Pour une alternative au Grand Paris
Introduction
Ce texte a aujourd’hui une valeur historique. Il s’agit du fruit d’un an de travail de la commission aménagement du territoire EELV Ile France. J’ai adhéré à EELV en 2010, dans le cadre de l’appel de Daniel Cohn-Bendit qui proposait de créer une vaste coopérative constituée à part égale de « Verts et non-Verts », c’est-à-dire des citoyen-nes engagé-e-s et des militant-e-s politiques. J’avais été sollicitée en tant que co-fondatrice dans les années 90 du mouvement de l’économie alternative et solidaire (EAS). En raison de mon expérience professionnelle d’urbaniste et socio-économiste spécialisée sur les questions d’adéquation Travail / Emploi sur les territoires, j’ai participé à une commission nationale EELV Aménagement du territoire qui m’a vivement intéressée.
J’ai alors proposé de créer et d’animer une Commission spécifique à notre région « Aménagement du territoire EELV Ile-de-France ». Ce collectif fonctionnait comme une sorte de « task force » informelle, destinée à outiller en idées les candidat-e-s aux élections régionales puis les élu-e-s. Elle regroupait une série de militants Verts et non Verts œuvrant sur les territoires locaux. Elle avait l’intérêt de regrouper des représentant-e-s de chaque département, et de comprendre une forte présence de militant-e-s de banlieue, notamment de grande couronne. Ce qui permettait de compenser une représentation des membres du parti EELV Ile-de-France surtout concentrée en zone agglomérée dense, avec une forte proportion de Parisiens.

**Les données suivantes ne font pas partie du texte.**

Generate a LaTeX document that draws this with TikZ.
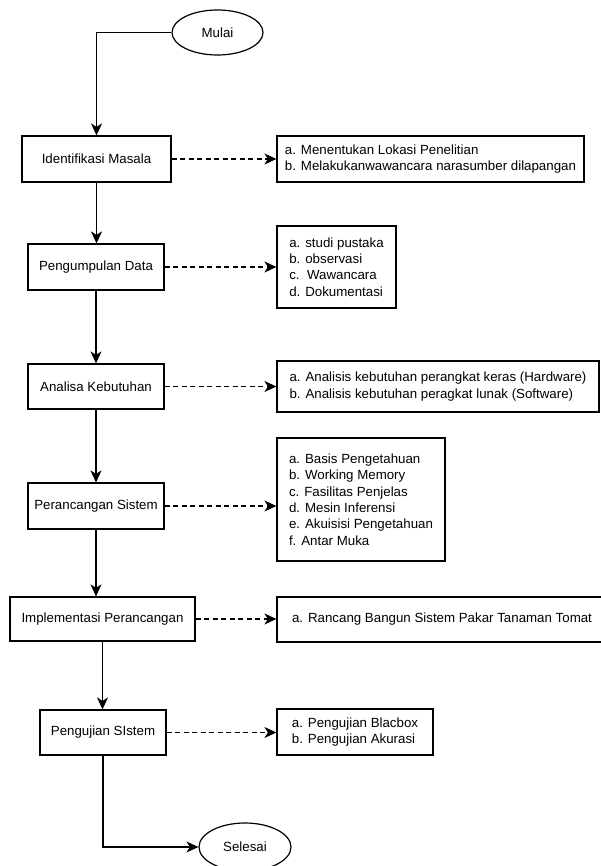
\documentclass[tikz,border=0pt]{standalone}
\usepackage{fontspec}
\setmainfont{Liberation Sans}
\usetikzlibrary{arrows.meta,shapes.geometric}
\begin{document}
\begin{tikzpicture}[x=1pt,y=-1pt,
  every node/.style={font=\fontsize{13.3}{16.3}\selectfont, line width=1.2pt, inner sep=0pt},
  mainbox/.style={draw, rectangle, align=center},
  sidebox/.style={draw, rectangle, align=left},
  oval/.style={draw, ellipse},
  arr/.style={line width=1.2pt, -{Stealth[length=12pt,width=11pt,inset=3.5pt]}},
  darr/.style={line width=1.2pt, dash pattern=on 5pt off 3.5pt, -{Stealth[length=12pt,width=11pt,inset=3.5pt]}}]
\useasboundingbox (0,0) rectangle (601,866);
\fill[white] (0,0) rectangle (601,866);

\node[oval, minimum width=91pt, minimum height=45pt] (mulai) at (217.5,32.5) {Mulai};

\node[mainbox, minimum width=149pt, minimum height=46pt] (id) at (96.5,159) {Identifikasi Masala};
\node[sidebox, minimum width=307pt, minimum height=46pt] (s1) at (430.5,159)
  {a. Menentukan Lokasi Penelitian\\b. Melakukanwawancara narasumber dilapangan};

\node[mainbox, minimum width=136pt, minimum height=46pt] (pd) at (96,267) {Pengumpulan Data};
\node[sidebox, minimum width=119pt, minimum height=82pt] (s2) at (336.5,267)
  {a. studi pustaka\\b. observasi\\c.\ \ Wawancara\\d. Dokumentasi};

\node[mainbox, minimum width=136pt, minimum height=45pt] (ak) at (96,386.5) {Analisa Kebutuhan};
\node[sidebox, minimum width=322pt, minimum height=51pt] (s3) at (438,386.5)
  {a. Analisis kebutuhan perangkat keras (Hardware)\\b. Analisis kebutuhan peragkat lunak (Software)};

\node[mainbox, minimum width=136pt, minimum height=46pt] (ps) at (96,506) {Perancangan Sistem};
\node[sidebox, minimum width=168pt, minimum height=123pt] (s4) at (361,499.5)
  {a. Basis Pengetahuan\\b. Working Memory\\c. Fasilitas Penjelas\\d. Mesin Inferensi\\e. Akuisisi Pengetahuan\\f. Antar Muka};

\node[mainbox, minimum width=185pt, minimum height=44pt] (ip) at (102.5,619) {Implementasi Perancangan};
\node[sidebox, minimum width=330pt, minimum height=45pt] (s5) at (442,619.5)
  {a. Rancang Bangun Sistem Pakar Tanaman Tomat};

\node[mainbox, minimum width=126pt, minimum height=45pt] (pj) at (103,732.5) {Pengujian SIstem};
\node[sidebox, minimum width=156pt, minimum height=46pt] (s6) at (355,732)
  {a. Pengujian Blacbox\\b. Pengujian Akurasi};

\node[oval, minimum width=92pt, minimum height=48pt] (selesai) at (245,847) {Selesai};

% main flow
\draw[arr] (mulai.west) -| (id.north);
\draw[arr] (id.south) -- (id.south |- pd.north);
\draw[arr] (pd.south) -- (pd.south |- ak.north);
\draw[arr] (ak.south) -- (ak.south |- ps.north);
\draw[arr] (ps.south) -- (ps.south |- ip.north);
\draw[arr] (ip.south) -- (ip.south |- pj.north);
\draw[arr] (pj.south) |- (selesai.west);

% dashed side arrows
\draw[darr] (id.east) -- (id.east -| s1.west);
\draw[darr] (pd.east) -- (pd.east -| s2.west);
\draw[darr] (ak.east) -- (ak.east -| s3.west);
\draw[darr] (ps.east) -- (ps.east -| s4.west);
\draw[darr] (ip.east) -- (ip.east -| s5.west);
\draw[darr] (pj.east) -- (pj.east -| s6.west);
\end{tikzpicture}
\end{document}
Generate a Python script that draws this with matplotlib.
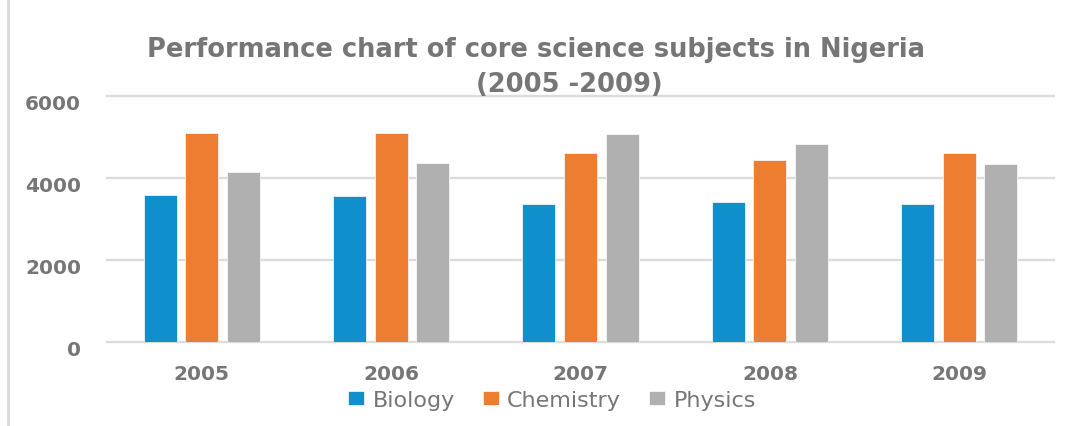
import matplotlib
matplotlib.use("Agg")
import matplotlib.pyplot as plt
import matplotlib.transforms as mtransforms
import numpy as np
from matplotlib.lines import Line2D

years = ["2005", "2006", "2007", "2008", "2009"]
biology = [3570, 3560, 3350, 3400, 3370]
chemistry = [5090, 5090, 4600, 4430, 4600]
physics = [4150, 4370, 5070, 4820, 4330]
series_names = ["Biology", "Chemistry", "Physics"]
colors = ["#0f8fcb", "#ed7d31", "#b0b0b0"]
yticks = [0, 2000, 4000, 6000]

txt = "#767676"
plt.rcParams['font.family'] = ['DejaVu Sans']

W, H = 1072, 427
fig = plt.figure(figsize=(W/100, H/100), dpi=100)
top_px, bot_px = 96.7, 343
ax = fig.add_axes([107/W, 1-bot_px/H, (1054-107)/W, (bot_px-top_px)/H])

x = np.arange(len(years))
w = 0.174
off = 0.22
for i, (vals, name, c) in enumerate(zip([biology, chemistry, physics], series_names, colors)):
    ax.bar(x + (i-1)*off, vals, width=w, color=c, label=name, zorder=3,
           edgecolor='white', linewidth=0.5)

ax.set_xlim(-0.5, len(years)-0.5)
ax.set_ylim(0, 6000)
ax.set_yticks(yticks)
ax.set_yticklabels([str(t) for t in yticks], fontsize=14.5, fontweight='bold', color=txt)
ax.set_xticks(x)
ax.set_xticklabels(years, fontsize=14.5, fontweight='bold', color=txt)
ax.tick_params(length=0, axis='y', pad=18.7)
ax.tick_params(length=0, axis='x', pad=16)
shift = mtransforms.ScaledTranslation(0, -6/100, fig.dpi_scale_trans)
for lab in ax.get_yticklabels():
    lab.set_transform(lab.get_transform() + shift)
ax.grid(axis='y', color='#dcdcdc', linewidth=1.7, zorder=0)
for gl in ax.get_ygridlines():
    gl.set_clip_on(False)
for s in ax.spines.values():
    s.set_visible(False)

fig.text(536/W, 1-56.7/H, "Performance chart of core science subjects in Nigeria",
         ha='center', va='baseline', fontsize=18.5, fontweight='bold', color=txt)
fig.text(569/W, 1-91.5/H, "(2005 -2009)",
         ha='center', va='baseline', fontsize=18.5, fontweight='bold', color=txt)

leg = fig.legend(loc='center', bbox_to_anchor=(552/W, 1-401/H), ncol=3, frameon=False,
                 fontsize=16, handlelength=0.72, handleheight=0.57, handletextpad=0.38,
                 columnspacing=1.26, labelcolor=txt, borderpad=0)

fig.add_artist(Line2D([8/W, 8/W], [0, 1], color='#d9d9d9', linewidth=2, transform=fig.transFigure))

fig.savefig("out.png", dpi=100)
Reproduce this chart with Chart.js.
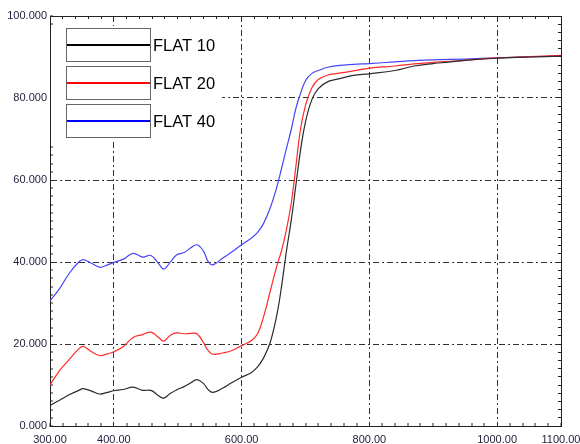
<!DOCTYPE html>
<html>
<head>
<meta charset="utf-8">
<script src="https://cdn.jsdelivr.net/npm/chart.js@4/dist/chart.umd.min.js"></script>
<style>
  html, body { margin: 0; padding: 0; background: #fff; }
  #chart { display: block; }
</style>
</head>
<body>
<canvas id="chart" width="580" height="444"></canvas>
<script>
// wavelength (nm) and the three reflectance curves
const wavelengths = [300, 315, 330, 345, 352, 365, 378, 390, 400, 415, 430, 445, 458, 470, 478, 488, 498, 510, 520, 530,
  540, 548, 555, 570, 585, 600, 615, 625, 635, 645, 655, 662, 670, 678, 685, 692, 700, 710, 720, 735,
  750, 775, 800, 840, 870, 900, 950, 1000, 1050, 1100];
const flat10 = [5.0, 6.3, 7.6, 8.7, 9.1, 8.5, 7.8, 8.2, 8.6, 8.9, 9.5, 8.7, 8.7, 7.4, 6.8, 7.9, 8.8, 9.6, 10.5, 11.3,
  10.4, 8.8, 8.2, 9.2, 10.6, 11.9, 13.0, 14.4, 16.8, 20.5, 27.0, 33.5, 42.5, 50.5, 58.8, 67.0, 74.2, 79.6, 82.3, 84.0,
  84.6, 85.5, 85.9, 86.7, 87.8, 88.4, 89.2, 89.7, 90.0, 90.2];
const flat20 = [10.0, 13.5, 16.2, 18.8, 19.4, 18.1, 17.2, 17.6, 18.1, 19.4, 21.6, 22.3, 22.9, 21.6, 20.7, 22.1, 22.7, 22.5, 22.6, 22.5,
  20.4, 18.3, 17.5, 17.8, 18.4, 19.6, 20.8, 22.5, 27.0, 33.0, 39.0, 42.5, 47.8, 54.7, 63.4, 72.2, 78.2, 82.5, 84.5, 85.6,
  86.0, 86.6, 87.3, 87.8, 88.3, 88.7, 89.2, 89.8, 90.1, 90.4];
const flat40 = [30.5, 33.5, 37.2, 40.0, 40.6, 39.7, 38.7, 39.3, 39.9, 40.7, 42.1, 41.2, 41.6, 39.6, 38.3, 39.9, 41.7, 42.3, 43.4, 44.2,
  42.7, 40.0, 39.3, 40.9, 42.5, 44.2, 45.8, 47.2, 49.6, 53.3, 58.2, 62.5, 67.6, 72.5, 77.5, 81.0, 84.2, 86.0, 86.7, 87.5,
  87.9, 88.2, 88.4, 88.8, 89.1, 89.3, 89.5, 89.8, 90.0, 90.3];

const seriesNames = ["FLAT 10", "FLAT 20", "FLAT 40"];
const xLabelValues = [300, 400, 600, 800, 1000, 1100];
const xGridValues = [400, 600, 800, 1000];
const yLabelValues = [0, 20, 40, 60, 80, 100];
const yGridValues = [20, 40, 60, 80];

const FONT = "'Liberation Sans', Arial, sans-serif";
const AXIS_TEXT = "#23233f";
const DASH = [6, 3, 2, 3];

const toPoints = (vals) => wavelengths.map((w, i) => ({ x: w, y: vals[i] }));

// framed legend drawn inside the plot, top-left, hiding the grid under it
const boxLegend = {
  id: "boxLegend",
  beforeDatasetsDraw(chart) {
    const { ctx, chartArea } = chart;
    const left = chartArea.left;
    const top = chartArea.top;
    ctx.save();
    ctx.fillStyle = "#fff";
    ctx.fillRect(left + 1, top + 10, 171, 114);
    const legendColors = ["#000000", "#ff0000", "#0000ff"];
    chart.data.datasets.forEach((ds, i) => {
      const bx = left + 16, by = top + 12 + i * 38, bw = 84, bh = 33;
      ctx.strokeStyle = "#666";
      ctx.lineWidth = 1;
      ctx.strokeRect(bx + 0.5, by + 0.5, bw, bh);
      ctx.strokeStyle = legendColors[i];
      ctx.lineWidth = 2;
      ctx.beginPath();
      ctx.moveTo(bx + 1, by + 17);
      ctx.lineTo(bx + bw, by + 17);
      ctx.stroke();
      ctx.fillStyle = "#000";
      ctx.font = "16.5px " + FONT;
      ctx.textBaseline = "middle";
      ctx.textAlign = "left";
      ctx.fillText(ds.label, bx + bw + 3, by + 18);
    });
    ctx.restore();
  },
};

const lineStyle = (color) => ({
  borderColor: color,
  backgroundColor: color,
  borderWidth: 1.2,
  pointRadius: 0,
  tension: 0.4,
  fill: false,
});

new Chart(document.getElementById("chart"), {
  type: "line",
  data: {
    datasets: [
      { label: seriesNames[0], data: toPoints(flat10), ...lineStyle("#2b2b2b") },
      { label: seriesNames[1], data: toPoints(flat20), ...lineStyle("#ff2a2a") },
      { label: seriesNames[2], data: toPoints(flat40), ...lineStyle("#4646f5") },
    ],
  },
  options: {
    responsive: false,
    animation: false,
    devicePixelRatio: 1,
    layout: { padding: 0 },
    plugins: { legend: { display: false }, tooltip: { enabled: false } },
    scales: {
      x: {
        type: "linear",
        position: "bottom",
        min: 300,
        max: 1100,
        afterFit: (s) => { s.height = 18; s.paddingLeft = 0; s.paddingRight = 0; },
        ticks: {
          stepSize: 20,
          autoSkip: false,
          maxRotation: 0,
          padding: 10,
          color: AXIS_TEXT,
          font: { family: FONT, size: 11 },
          callback: (v) => (xLabelValues.includes(v) ? v.toFixed(2) : ""),
        },
        grid: {
          color: "#333",
          lineWidth: (c) => (c.tick && xGridValues.includes(c.tick.value) ? 1 : 0),
          tickLength: -3,
          tickColor: "#222",
          tickWidth: 1,
        },
        border: { display: true, color: "#222", width: 1, dash: DASH },
      },
      x2: {
        type: "linear",
        position: "top",
        min: 300,
        max: 1100,
        afterFit: (s) => { s.height = 16; s.paddingLeft = 0; s.paddingRight = 0; },
        ticks: { stepSize: 20, display: false },
        grid: { drawOnChartArea: false, tickLength: -3, tickColor: "#222", tickWidth: 1 },
        border: { display: true, color: "#222", width: 1 },
      },
      y: {
        type: "linear",
        position: "left",
        min: 0,
        max: 100,
        afterFit: (s) => { s.width = 50; },
        ticks: {
          stepSize: 2,
          autoSkip: false,
          padding: 6,
          color: AXIS_TEXT,
          font: { family: FONT, size: 11 },
          callback: (v) => (yLabelValues.includes(v) ? v.toFixed(3) : ""),
        },
        grid: {
          color: "#333",
          lineWidth: (c) => (c.tick && yGridValues.includes(c.tick.value) ? 1 : 0),
          tickLength: -3,
          tickColor: "#222",
          tickWidth: 1,
        },
        border: { display: true, color: "#222", width: 1, dash: DASH },
      },
      y2: {
        type: "linear",
        position: "right",
        min: 0,
        max: 100,
        afterFit: (s) => { s.width = 19; },
        ticks: { stepSize: 2, display: false },
        grid: { drawOnChartArea: false, tickLength: -3, tickColor: "#222", tickWidth: 1 },
        border: { display: true, color: "#222", width: 1 },
      },
    },
  },
  plugins: [boxLegend],
});
</script>
</body>
</html>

La loi Grand Paris de Sarkozy avait provoqué une réaction des mouvements citoyens de banlieue très négative, qui souhaitaient sortir de l’hégémonie parisienne et prendre leurs distances avec la notion de « Métropole » très en vogue à l’époque. Pendant un an, nous avons travaillé de façon indépendante des élus, focalisé-e-s sur la production d’un grand texte proposant une vision alternative au Grand Paris. Nous sommes parti-e-s d’une proposition d’étude à l’attention d’EELV que j’avais élaborée avec un autre collègue spécialiste de l’Aménagement du Territoire IDF, portant sur « une alternative au Grand Paris », listant différents thèmes, déclinés à chaque fois en constats et propositions alternatives. Malheureusement, le parti n’a pas trouvé les financements nécessaires. J’ai repris la trame de notre proposition initiale et pendant un an, notre collectif a amendé, enrichi ce texte, thème par thème, dont j’ai été la plume. Nous avons animé une convention, suivie d’un colloque qui ont regroupé plusieurs centaines de participant-e-s et ont permis là encore de débattre et enrichir ce texte.
Nos travaux se sont ensuite inscrits dans le cadre de la préparation du Schéma Directeur de la Région Île-de-France (SDRIF). Malheureusement EELV ayant fait alliance avec le PS pour remporter les régionales était tenu à des compromis négociés avec le PS pour l’écriture du SDRIF. Les positions de notre commission indépendante se situaient largement au-delà de celles des élu-e-s, où régnait un fort courant « pro-Métropole ». C’est dans ce cadre que la plupart de nos propositions sont tombées en désuétude, malgré quelques victoires ponctuelles (sauvegarde de la partie nord du Triangle de Gonesse, de 2300 ha de terres agricoles sur le plateau de Saclay…) Par la suite, beaucoup de nos membres ont quitté EELV et continué à œuvrer dans des groupes locaux et à se battre pour défendre les principes qui sont valorisés dans ce texte. Citons notamment au nord de l’Ile-de-France le Collectif pour le Triangle de Gonesse (CPTG) dont je suis co-fondatrice, constitué en 2011 pour sauvegarder les terres agricoles du site (contre Europacity et maintenant contre la gare en plein champ de la ligne 17 Nord) et plus généralement les opposants au Grand Roissy (Non au T4) et aux JO 2024 (sauvegarde de l’Aire des Vents du parc de la Courneuve ou des Jardins des Vertus à Aubervilliers ) et au sud le mouvement Saclay Citoyen pour la sauvegarde des terres agricoles du plateau de Saclay et l’opposition à la ligne 18 Orly-Versailles. Sans compter une coordination francilienne de ces collectifs intitulée la COSTIF.
La plupart des questions posées dans ce texte reste d’une étonnante – et tragique – actualité. Il plaide pour la révision urgente d’un SDRIF totalement dépassé, compte tenu du contexte d’aujourd’hui, sanitaire, climatique, socio-économique et plus généralement écologique et sociétal. Il remet en cause le rêve mégalo de « Paris-Ville Monde » de Nicolas Sarkozy, ce que Guillaume Faburel a appelé « Les métropoles barbares ». On ne peut que regretter d’avoir laissé passer dix ans.